**Given information**
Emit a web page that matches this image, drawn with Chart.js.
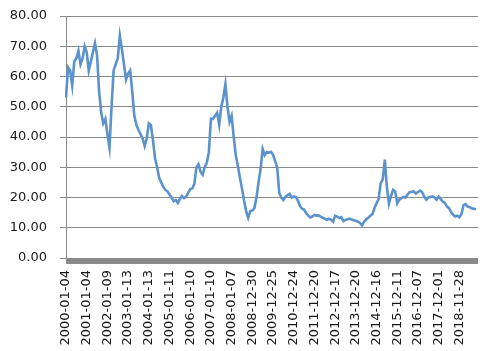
<!DOCTYPE html>
<html>
<head>
<meta charset="utf-8">
<script src="https://cdn.jsdelivr.net/npm/chart.js@4/dist/chart.umd.min.js"></script>
<style>
  html, body { margin: 0; padding: 0; background: #ffffff; }
  #wrap { width: 493px; height: 351px; }
</style>
</head>
<body>
<div id="wrap"><canvas id="c" width="493" height="351"></canvas></div>
<script>
// Tick labels shown on the category axis (one every 10 samples)
const dateTicks = [
  "2000-01-04","2001-01-04","2002-01-09","2003-01-13","2004-01-13",
  "2005-01-11","2006-01-10","2007-01-10","2008-01-07","2008-12-30",
  "2009-12-25","2010-12-24","2011-12-20","2012-12-17","2013-12-20",
  "2014-12-16","2015-12-11","2016-12-07","2017-12-01","2018-11-28"
];
const samplesPerTick = 10;

const values = [
  53, 63, 62, 57, 65, 66, 68.5, 64, 66, 70,
  68, 62, 65, 68, 71, 67, 55, 48, 44.5, 46,
  41, 36.5, 50, 62, 64, 66, 73.5, 69, 64, 59,
  61, 62, 55, 47, 44, 42.3, 41, 39.5, 37, 39.5,
  44.5, 44, 39, 33, 30, 26.5, 25, 23.5, 22.5, 22,
  21, 20, 18.8, 19.2, 18.2, 19.5, 20.5, 19.8, 20.3, 21.5,
  22.8, 23, 24.5, 30, 31, 28.5, 27.5, 30, 31.5, 35,
  46, 46, 47, 48, 44, 50, 53, 57.5, 50, 45,
  47, 40, 34, 30.5, 26.5, 23, 19, 15.5, 13.3, 15.5,
  15.7, 16.5, 20, 25, 29.5, 36, 34, 35, 34.8, 35.1,
  34.2, 32, 30, 21.5, 20, 19.2, 20.2, 20.8, 21.2, 20,
  20.3, 20.2, 19, 17.2, 16.3, 16, 14.8, 14, 13.4, 13.7,
  14.2, 14, 14.1, 13.7, 13.3, 13, 12.6, 13, 12.6, 12,
  14, 13.7, 13.2, 13.5, 12.2, 12.6, 12.8, 13, 12.7, 12.5,
  12.3, 12, 11.6, 10.8, 12, 12.8, 13.3, 14, 14.5, 16.5,
  18.1, 19.5, 24.7, 26, 32.5, 23.3, 18, 20.5, 22.5, 22,
  18.1, 19.3, 19.8, 20.2, 20, 21, 21.8, 21.9, 22, 21.3,
  21.8, 22.3, 21.8, 20.3, 19.3, 20, 20.2, 20.4, 20, 19.3,
  20.3, 19.5, 18.6, 18.2, 17, 16.5, 15.2, 14.3, 13.7, 14,
  13.5, 14.5, 17.5, 17.8, 17, 16.8, 16.4, 16.3, 16.1
];

// Y axis tick range
const yMin = 0, yMax = 80, yStep = 10;

// Category labels: a date every samplesPerTick samples, blank otherwise (one spare slot at the end)
const categories = [];
for (let k = 0; k <= values.length; k++) {
  categories.push(k % samplesPerTick === 0 && dateTicks[k / samplesPerTick] ? dateTicks[k / samplesPerTick] : "");
}

const GRID = '#8a8a8a';
const FONT = { family: 'DejaVu Sans', size: 13 };

// Thick grey band under the plot, like the reference's category axis
const axisBand = {
  id: 'axisBand',
  beforeDatasetsDraw(chart) {
    const { ctx, chartArea } = chart;
    ctx.save();
    ctx.fillStyle = GRID;
    ctx.fillRect(chartArea.left, chartArea.bottom, chartArea.right - chartArea.left, 6);
    ctx.restore();
  }
};

new Chart(document.getElementById('c'), {
  type: 'line',
  data: {
    labels: categories,
    datasets: [{
      data: values,
      borderColor: '#5b92cb',
      borderWidth: 2.6,
      pointRadius: 0,
      tension: 0,
      fill: false
    }]
  },
  options: {
    responsive: false,
    animation: false,
    layout: { padding: { left: 10, right: 15, top: 16, bottom: 5 } },
    plugins: { legend: { display: false }, tooltip: { enabled: false } },
    scales: {
      x: {
        type: 'category',
        offset: false,
        grid: { display: false, drawTicks: false },
        border: { display: false },
        afterFit: (s) => { s.height = 88; s.paddingLeft = 0; s.paddingRight = 0; },
        ticks: {
          autoSkip: false,
          maxRotation: 90,
          minRotation: 90,
          padding: 12,
          color: '#1a1a1a',
          font: FONT,
          callback: function (v) { return this.getLabelForValue(v); }
        }
      },
      y: {
        min: yMin,
        max: yMax,
        grid: { color: GRID, lineWidth: 1, tickLength: 6, drawTicks: true },
        border: { display: true, color: GRID, width: 1 },
        afterFit: (s) => { s.width = 56; s.paddingTop = 0; s.paddingBottom = 0; },
        ticks: {
          stepSize: yStep,
          padding: 13,
          color: '#1a1a1a',
          font: FONT,
          callback: (v) => Number(v).toFixed(2)
        }
      }
    }
  },
  plugins: [axisBand]
});
</script>
</body>
</html>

**Written exercise**
Give the number of lines where the string "this" occurs, without any further text.

**Completed task**
2